A belated review; appropriately in a way, since Finland’s Ghost World’s debut album is the epitome of teenage slacker grunge rock. And I don’t say that lightly – I was that teenage slacker that moped around school with a carrier bag full of records and listened to Mudhoney and Babes in Toyland when I should have been studying, and I wish I’d had this album then.

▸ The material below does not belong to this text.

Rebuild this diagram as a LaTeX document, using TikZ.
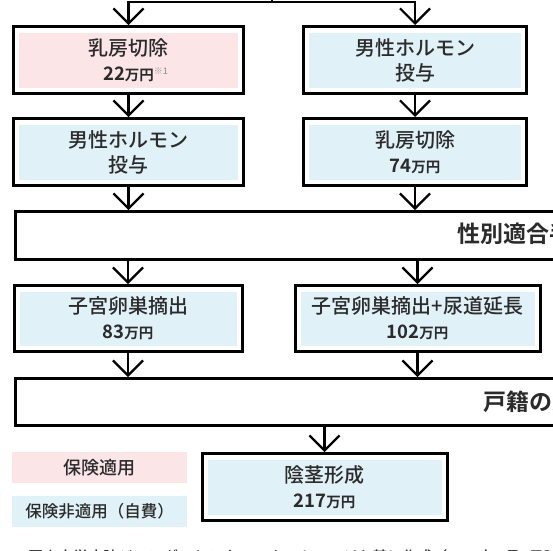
\documentclass[tikz,border=0pt]{standalone}
\usepackage{fontspec}
\setmainfont{Noto Sans CJK JP}[UprightFont={* Medium}, BoldFont={* Bold}]
\usetikzlibrary{arrows.meta}
\definecolor{pinkf}{HTML}{FBE5E7}
\definecolor{bluef}{HTML}{E1F1F8}
\definecolor{txt}{HTML}{2B2B2B}
\definecolor{notec}{HTML}{9A9A9A}
\newcommand\mancost[1]{{\bfseries\fontsize{18.5}{25}\selectfont #1\fontsize{14.5}{25}\selectfont 万円}}
\tikzset{
  box/.style 2 args={draw=black, line width=3pt, fill=white, minimum width=#1,
    minimum height=67pt, inner sep=0pt, text=txt, align=center,
    font=\fontsize{20}{25}\selectfont,
    path picture={\fill[#2] ([shift={(5.5pt,-6pt)}]path picture bounding box.north west)
      rectangle ([shift={(-5.5pt,6pt)}]path picture bounding box.south east);}},
  widebox/.style={draw=black, line width=3pt, fill=white, minimum width=#1,
    minimum height=48pt, inner sep=0pt, anchor=west},
  widelabel/.style={anchor=west, inner sep=0pt, text=txt,
    font=\fontsize{23}{23}\selectfont\bfseries},
  legend/.style={fill=#1, minimum width=175pt, minimum height=31pt, inner sep=0pt, text=txt},
  arr/.style={line width=2.2pt, -{Straight Barb[length=15pt,width=30pt,line width=2.2pt]}},
}
\begin{document}
\begin{tikzpicture}[x=1pt,y=-1pt]
\useasboundingbox (0,0) rectangle (553,550);
\clip (0,0) rectangle (553,550);
\fill[white] (0,0) rectangle (553,550);

\coordinate (top) at (272,2);
\coordinate (stub) at (272,-4);

\node[box={230pt}{pinkf}] (A1) at (128.5,60)
  {乳房切除\\\mancost{22}\rlap{\raisebox{6pt}{\color{notec}\fontsize{9}{9}\selectfont ※1}}};
\node[box={223pt}{bluef}] (A2) at (415,60) {男性ホルモン\\投与};
\node[box={230pt}{bluef}] (B1) at (128.5,152) {男性ホルモン\\投与};
\node[box={223pt}{bluef}] (B2) at (415,152) {乳房切除\\\mancost{74}};

\node[widebox=1022pt] (W1) at (13.5,235.5) {};
\node[widelabel] (T1) at (457,234) {性別適合手術};

\node[box={228pt}{bluef}, minimum height=66pt] (C1) at (128,318.5) {子宮卵巣摘出\\\mancost{83}};
\node[box={245pt}{bluef}, minimum height=66pt] (C2) at (417.5,318.5) {子宮卵巣摘出+尿道延長\\\mancost{102}};

\node[widebox=1054pt, minimum height=47pt] (W2) at (13.5,402) {};
\node[widelabel] (T2) at (483,402) {戸籍の変更};

\node[box={245pt}{bluef}] (D) at (324.5,487) {陰茎形成\\\mancost{217}};

\node[legend=pinkf, font=\fontsize{18}{18}\selectfont] (L1) at (99.5,467.5) {保険適用};
\node[legend=bluef, font=\fontsize{16.5}{16.5}\selectfont] (L2) at (99.5,511.5) {保険非適用（自費）};

\node[anchor=base west, inner sep=0pt, text=txt, font=\fontsize{15}{15}\selectfont] (F) at (13,562)
  {※岡山大学病院ジェンダーセンターのホームページを基に作成（2022年2月1日時点）};

% connectors
\draw[line width=2.2pt] (stub) -- (top);
\draw[arr] (top) -| (A1.north);
\draw[arr] (top) -| (A2.north);
\draw[arr] (A1.south) -- (B1.north);
\draw[arr] (A2.south) -- (B2.north);
\draw[arr] (B1.south) -- (B1.south |- W1.north);
\draw[arr] (B2.south) -- (B2.south |- W1.north);
\draw[arr] (C1.north |- W1.south) -- (C1.north);
\draw[arr] (C2.north |- W1.south) -- (C2.north);
\draw[arr] (C1.south) -- (C1.south |- W2.north);
\draw[arr] (C2.south) -- (C2.south |- W2.north);
\draw[arr] (D.north |- W2.south) -- (D.north);
\end{tikzpicture}
\end{document}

An apology in advance for the comparisons which are about to litter the text of this review; they are an inevitable and handy part of reviewing a record, especially one that belongs to a recognisable genre of music, as Ghost World does. But – and this is really a key point – despite all the parallels I will draw here (which I hope are valid and helpful ones) – within the opening thirty seconds or so of the first track, ‘Middle Finger Hitchhiker’, Ghost World have established a sound which is absolutely their own, based on singer/guitarist Liisa’s highly distinctive sleepily despondent singing voice and her noisy lead playing over the grungy garage rock foundation of the rest of the band. Although they effortlessly stamp their own identity indelibly on the sound, there are some obvious precursors; notably Dinosaur Jr (especially on their immortal cover of The Cure’s ‘Just Like Heaven’) and Sebadoh circa Rocking the Forest. And at that point, I fell in love with this album. Not because I love early 90s alternative rock (there has rarely been a ‘movement’ I got over as quickly as grunge), but because, like the best music of that era (say ’88-’90, the ragged beginnings of grunge proper, as well as semi-related artists like The Vaselines and Lunachicks) the band manages to be unpretentiously loud and sloppy while also wearing their hearts on their sleeves. Svart Records calls Ghost World “a glorification of the insecurities and daydreams of youth” and that feels exactly right; the album has everything to do with the good and bad times you spent (or are spending) as a teenager; boredom, unrequited love, lust, drinking when you should be at school, being obsessed with loud music because everything else sucks – if these things don’t chime with your own experiences, this album may not be for you.
As an album, Ghost World starts solidly rather than spectacularly, but quickly gains momentum as it goes along; all good, bratty, noisy, joyously melancholy stuff; but in the end at least half of the songs feel like stone cold classics. I swear that, for what it’s worth, ‘Is There Something’, ‘Cricket’, ‘Drain’, ‘Good Riddance’, ‘Come On, Die Happy’ and above all, ‘Crazy Angel’ with its Sonic Youth-esque bits and upliftingly depressive chorus; “right now I’m so fucked up/that it hurts my head” would have smashed the indie charts and been the soundtrack to many a teenage party back in ’91.
Of those songs, ‘Is There Something’, ‘Cricket’ and ‘Drain’ are mid-paced and rocky, but have intensely poignant melodies, with Liisa’s guitar acting as an anguished extension of her vocals in a hugely effective way. ‘Drain’, incidentally, also features the best ‘ooh’s I’ve heard on a record for many years. Meanwhile, ‘Good Riddance’ and ‘Come On, Die Happy’ are faster, with something of the desolate quality of some of Lee Ranaldo’s Goo-era Sonic Youth songs. ‘Crazy Angel’ is a teenage grunge anthem; ‘Touch Me I’m Sick’ with the heart of Screaming Trees’ ‘Dollar Bill’ or Buffalo Tom’s ‘Sodajerk’ (disclaimer; it sounds nothing like any of those songs). It’s great.
Ultimately though, what makes Ghost World a fantastic debut is nothing to do with grunge influences, it’s the band’s own ability to write catchy, emotionally involving songs and perform them in way that makes you feel them. They may be called Ghost World, but this is soul music, in its way. One of the albums of the year, so far.